The scientists will sample the soil for nutrients and microbial activity, the plants growing around the body, the bone from the remains themselves, and any animal scat around each site. They also plan to survey the plant and herbivore communities around the site of each carcass. The team will repeat all the surveys and sampling at a control area about 50 meters away from each carcass.

What’s more, the park staff tallies a census of the number and distribution of live elephants on a yearly basis. The scientists also have a good estimate of the animals’ annual mortality rate.

With these data, the team can develop a simple model of how many carcasses there should be and where they may be clustered.
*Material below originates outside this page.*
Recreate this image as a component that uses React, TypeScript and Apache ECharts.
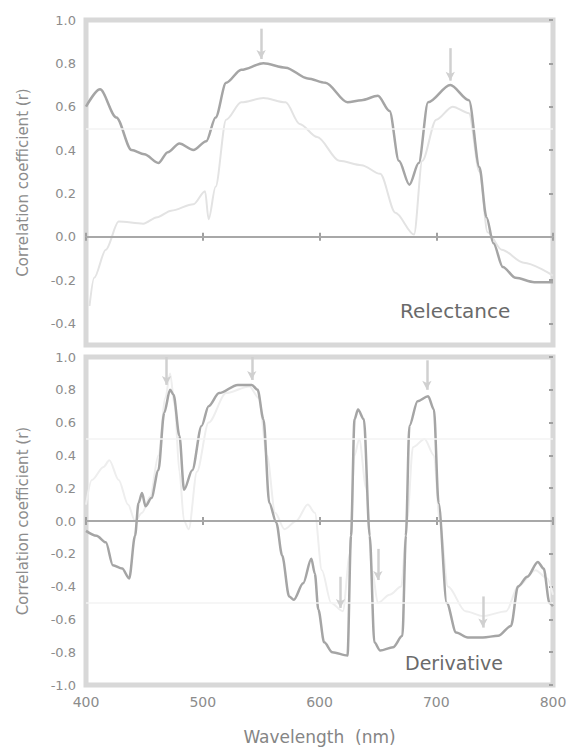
import React, { useEffect, useRef } from "react";
import * as echarts from "echarts";

// Reflectance panel (top)
const wlTopDark = [400, 412, 426, 439, 450, 462, 470, 480, 492, 503, 511, 520, 533, 552, 571, 590, 605, 624, 636, 650, 660, 668, 677, 685, 693, 712, 728, 737, 743, 749, 757, 768, 784, 800];
const rTopDark = [0.6, 0.68, 0.55, 0.4, 0.38, 0.34, 0.39, 0.43, 0.4, 0.44, 0.55, 0.71, 0.77, 0.8, 0.78, 0.73, 0.71, 0.62, 0.63, 0.65, 0.58, 0.35, 0.24, 0.34, 0.62, 0.7, 0.63, 0.32, 0.09, -0.03, -0.14, -0.19, -0.21, -0.21];
const wlTopLight = [403, 407, 417, 428, 449, 461, 473, 492, 502, 505, 511, 520, 533, 552, 571, 583, 598, 617, 636, 652, 665, 681, 688, 700, 714, 728, 737, 744, 756, 775, 800];
const rTopLight = [-0.32, -0.19, -0.06, 0.07, 0.06, 0.09, 0.12, 0.15, 0.21, 0.08, 0.23, 0.54, 0.62, 0.64, 0.62, 0.52, 0.46, 0.35, 0.33, 0.29, 0.11, 0.01, 0.35, 0.54, 0.6, 0.57, 0.3, 0.02, -0.06, -0.12, -0.18];

// Derivative panel (bottom)
const wlBotDark = [400, 409, 417, 423, 431, 437, 442, 445, 448, 451, 456, 462, 467, 472, 475, 480, 484, 491, 499, 505, 514, 530, 542, 547, 552, 557, 563, 568, 574, 578, 586, 593, 596, 599, 604, 611, 624, 627, 630, 633, 638, 643, 647, 652, 663, 671, 674, 677, 684, 693, 698, 702, 709, 717, 727, 740, 753, 764, 770, 778, 787, 792, 797, 800];
const rBotDark = [-0.06, -0.09, -0.13, -0.27, -0.29, -0.35, -0.09, 0.11, 0.17, 0.09, 0.14, 0.31, 0.66, 0.8, 0.77, 0.52, 0.19, 0.31, 0.58, 0.7, 0.78, 0.83, 0.83, 0.8, 0.62, 0.11, -0.01, -0.21, -0.46, -0.48, -0.38, -0.23, -0.32, -0.54, -0.74, -0.8, -0.82, -0.09, 0.62, 0.68, 0.62, -0.09, -0.74, -0.79, -0.77, -0.7, -0.09, 0.58, 0.73, 0.76, 0.68, 0.11, -0.5, -0.68, -0.71, -0.71, -0.7, -0.64, -0.4, -0.34, -0.25, -0.29, -0.5, -0.52];
const wlBotLight = [400, 405, 415, 420, 428, 436, 442, 448, 455, 462, 468, 472, 476, 480, 484, 488, 495, 505, 520, 540, 548, 555, 562, 570, 580, 590, 596, 602, 610, 620, 626, 630, 634, 640, 645, 650, 660, 670, 675, 680, 690, 698, 703, 710, 725, 740, 760, 770, 785, 795, 800];
const rBotLight = [0.1, 0.25, 0.33, 0.37, 0.25, 0.1, 0.0, 0.05, 0.15, 0.4, 0.75, 0.9, 0.7, 0.3, 0.0, -0.05, 0.3, 0.6, 0.78, 0.82, 0.75, 0.4, 0.05, -0.05, 0.0, 0.1, 0.05, -0.3, -0.5, -0.55, -0.2, 0.4, 0.5, 0.2, -0.3, -0.5, -0.45, -0.4, 0.0, 0.45, 0.5, 0.4, 0.0, -0.4, -0.55, -0.58, -0.55, -0.4, -0.3, -0.35, -0.45];

// Arrows: [wavelength, start r, end r]
const arrowsTop = [[550, 0.96, 0.82], [712, 0.87, 0.72]];
const arrowsBot = [[469, 1.0, 0.83], [542, 1.0, 0.86], [692, 0.98, 0.8], [618, -0.34, -0.53], [650, -0.17, -0.36], [740, -0.46, -0.65]];

const xTicks = [400, 500, 600, 700, 800];
const yTicksTop = [-0.4, -0.2, 0.0, 0.2, 0.4, 0.6, 0.8, 1.0];

const pair = (xs: number[], ys: number[]) => xs.map((x, i) => [x, ys[i]]);

const FONT = "DejaVu Sans";
const LABEL = "#8c8c8c";

export default function App() {
  const ref = useRef<HTMLDivElement>(null);
  useEffect(() => {
    const chart = echarts.init(ref.current!, undefined, { renderer: "svg" });
    const gridStyle = { show: true, borderColor: "#d8d8d8", borderWidth: 5, backgroundColor: "transparent" };
    const tickStyle = { color: "#a0a0a0", width: 2 };
    const xBase = (gi: number, labels: boolean) => ({
      type: "value",
      gridIndex: gi,
      min: 400,
      max: 800,
      interval: 100,
      axisLine: { show: false },
      axisTick: { show: true, inside: true, length: 4, lineStyle: tickStyle },
      axisLabel: { show: labels, color: LABEL, fontFamily: FONT, fontSize: 14, margin: 10, customValues: xTicks },
      splitLine: { show: false },
    });
    const xTop = (gi: number) => ({
      type: "value",
      gridIndex: gi,
      position: "top",
      min: 400,
      max: 800,
      interval: 100,
      axisLine: { show: false },
      axisTick: { show: true, inside: true, length: 4, lineStyle: tickStyle },
      axisLabel: { show: false },
      splitLine: { show: false },
    });
    const arrowLine = (arr: number[][]) =>
      arr.map((a) => [
        { coord: [a[0], a[1]], symbol: "none" },
        { coord: [a[0], a[2]], symbol: "arrow" },
      ]);
    const refLines = (vals: number[], color: string, width: number) =>
      vals.map((v) => ({ yAxis: v, lineStyle: { color, width, type: "solid" } }));
    const yTitle = {
      name: "Correlation coefficient (r)",
      nameLocation: "middle",
      nameGap: 56,
      nameTextStyle: { color: LABEL, fontFamily: FONT, fontSize: 15 },
    };
    const yLabel = {
      color: LABEL,
      fontFamily: FONT,
      fontSize: 13,
      margin: 10,
      formatter: (v: number) => v.toFixed(1),
    };

    chart.setOption({
      animation: false,
      backgroundColor: "#ffffff",
      grid: [
        { left: 86, top: 20, width: 467, height: 325, ...gridStyle },
        { left: 86, top: 357, width: 467, height: 328, ...gridStyle },
      ],
      xAxis: [
        xBase(0, false),
        {
          ...xBase(1, true),
          name: "Wavelength  (nm)",
          nameLocation: "middle",
          nameGap: 43,
          nameTextStyle: { color: "#858585", fontFamily: FONT, fontSize: 17 },
        },
        xTop(0),
        xTop(1),
      ],
      yAxis: [
        {
          type: "value",
          gridIndex: 0,
          min: -0.5,
          max: 1.0,
          axisLine: { show: false },
          axisTick: { show: false },
          splitLine: { show: false },
          axisLabel: { ...yLabel, customValues: yTicksTop },
          ...yTitle,
        },
        {
          type: "value",
          gridIndex: 1,
          min: -1.0,
          max: 1.0,
          interval: 0.2,
          axisLine: { show: false },
          axisTick: { show: false },
          splitLine: { show: false },
          axisLabel: yLabel,
          ...yTitle,
        },
        {
          type: "value",
          gridIndex: 0,
          position: "right",
          min: -0.5,
          max: 1.0,
          axisLine: { show: false },
          axisTick: { show: true, inside: true, length: 4, customValues: yTicksTop, lineStyle: tickStyle },
          axisLabel: { show: false },
          splitLine: { show: false },
        },
        {
          type: "value",
          gridIndex: 1,
          position: "right",
          min: -1.0,
          max: 1.0,
          interval: 0.2,
          axisLine: { show: false },
          axisTick: { show: true, inside: true, length: 4, lineStyle: tickStyle },
          axisLabel: { show: false },
          splitLine: { show: false },
        },
      ],
      series: [
        {
          type: "line",
          xAxisIndex: 0,
          yAxisIndex: 0,
          data: pair(wlTopLight, rTopLight),
          showSymbol: false,
          smooth: 0.3,
          smoothMonotone: "x",
          lineStyle: { color: "#e3e3e3", width: 2 },
          silent: true,
          markLine: {
            silent: true,
            symbol: "none",
            label: { show: false },
            data: [...refLines([0.5], "#f3f3f3", 1.5), ...refLines([0], "#a8a8a8", 2)],
          },
        },
        {
          type: "line",
          xAxisIndex: 0,
          yAxisIndex: 0,
          data: pair(wlTopDark, rTopDark),
          showSymbol: false,
          smooth: 0.3,
          smoothMonotone: "x",
          lineStyle: { color: "#a5a5a5", width: 2.5 },
          silent: true,
          markLine: {
            silent: true,
            symbolSize: [7, 9],
            label: { show: false },
            lineStyle: { color: "#d0d0d0", width: 2.5, type: "solid" },
            data: arrowLine(arrowsTop),
          },
        },
        {
          type: "line",
          xAxisIndex: 1,
          yAxisIndex: 1,
          data: pair(wlBotLight, rBotLight),
          showSymbol: false,
          smooth: 0.3,
          smoothMonotone: "x",
          lineStyle: { color: "#eeeeee", width: 2 },
          silent: true,
          markLine: {
            silent: true,
            symbol: "none",
            label: { show: false },
            data: [...refLines([0.5, -0.5], "#f3f3f3", 1.5), ...refLines([0], "#a8a8a8", 2)],
          },
        },
        {
          type: "line",
          xAxisIndex: 1,
          yAxisIndex: 1,
          data: pair(wlBotDark, rBotDark),
          showSymbol: false,
          smooth: 0.3,
          smoothMonotone: "x",
          lineStyle: { color: "#a5a5a5", width: 2.5 },
          silent: true,
          markLine: {
            silent: true,
            symbolSize: [7, 9],
            label: { show: false },
            lineStyle: { color: "#d0d0d0", width: 2.5, type: "solid" },
            data: arrowLine(arrowsBot),
          },
        },
      ],
      graphic: [
        {
          type: "text",
          left: 400,
          top: 301,
          style: { text: "Relectance", fill: "#6a6a6a", font: `20px "${FONT}"` },
        },
        {
          type: "text",
          left: 405,
          top: 653,
          style: { text: "Derivative", fill: "#6a6a6a", font: `19px "${FONT}"` },
        },
      ],
    });
    return () => chart.dispose();
  }, []);
  return (
    <div
      ref={ref}
      style={{ position: "fixed", left: 0, top: 0, width: 571, height: 750, background: "#fff" }}
    />
  );
}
They can then combine the insights from their fieldwork with the information from the census to create a model showing how elephant carcasses impact the Kruger ecosystem at the landscape scale.

In addition to the researchers at UCSB, the project will include scientists from Utah State University, Marquette University, South African National Parks, and the South African Environment Observation Network.

“This research is really only possible because we’re working with people on the ground: The scientists in South Africa in Kruger National Park that have been compiling these data on elephant carcasses,” Burkepile said.

The landscape of Kruger National Park is relatively flat, and its soils are quite old. “They’ve been sitting there exposed — leaching nutrients, weathering and developing for millennia without having enough erosion to bring new resources to the surface,” explained UCSB soil scientist Joshua Schimel, who is a co-principal investigator on the project. As a result, the soils are quite nutrient poor.

“A dead elephant is, essentially, one heaping pile of fertilizer,” he said. In fact, it’s not too different from fortifying a garden. “Bone meal is a standard substance used as an organic fertilizer in a vegetable garden. Bloodmeal for nitrogen and bone meal for phosphorous.”

After an elephant dies, there’s a huge influx of organic carbon, nitrogen and phosphorous as a result of scavenger activity and the decomposition of soft tissues. Despite the flood of nutrients, the site of a fresh elephant carcass can be barren for some time. Scavengers rip up existing vegetation and high levels of nutrients prevent plants from reestablishing.

The influx of nitrogen is actually so intense it likely makes the area uninhabitable for plants in the short term. “It’s just like when we put too much fertilizer on our tomatoes,” Burkepile said. “Those tomato plants burn. We imagine the same thing would be happening around really fresh elephant carcasses.”

In contrast, the carcass is a windfall for the soil microbiota. “Microbes get first dibs on almost everything,” Burkepile said. The researchers anticipate seeing a spike in microbial respiration as the soil bugs feast on the glut of organic carbon and nitrogen. Then, as some of the nitrogen is processed, they expect to see plants recolonize the area.

A carcass actually contains two pools of phosphorus, the researchers explained. Molecules like DNA and ATP in soft tissues will release a quick pulse of the element as the animal decays. Meanwhile, the phosphorous in teeth and bones takes much longer to break down, leading to a more sustained release.

Burkepile expects to see a surge in plant biomass three to four years after the animal’s death, with a peak around five years, once the nitrogen toxicity has declined and phosphorus has begun percolating into the soil. At this point, the process will likely begin affecting the local wildlife directly, especially herbivores.

The extra nutritious patch of land may well attract herbivores from all around, fostering a thriving community. As animals graze and hunt, eat and excrete, they spread seeds and aggregate nutrients from other parts of the savannah. This could then create a feedback loop where elephants frequent these spots to feed, potentially fostering these patches when they ultimately die, Schimel proposed.

As Burkepile put it: “The legacies of these animals don’t stop when they die.”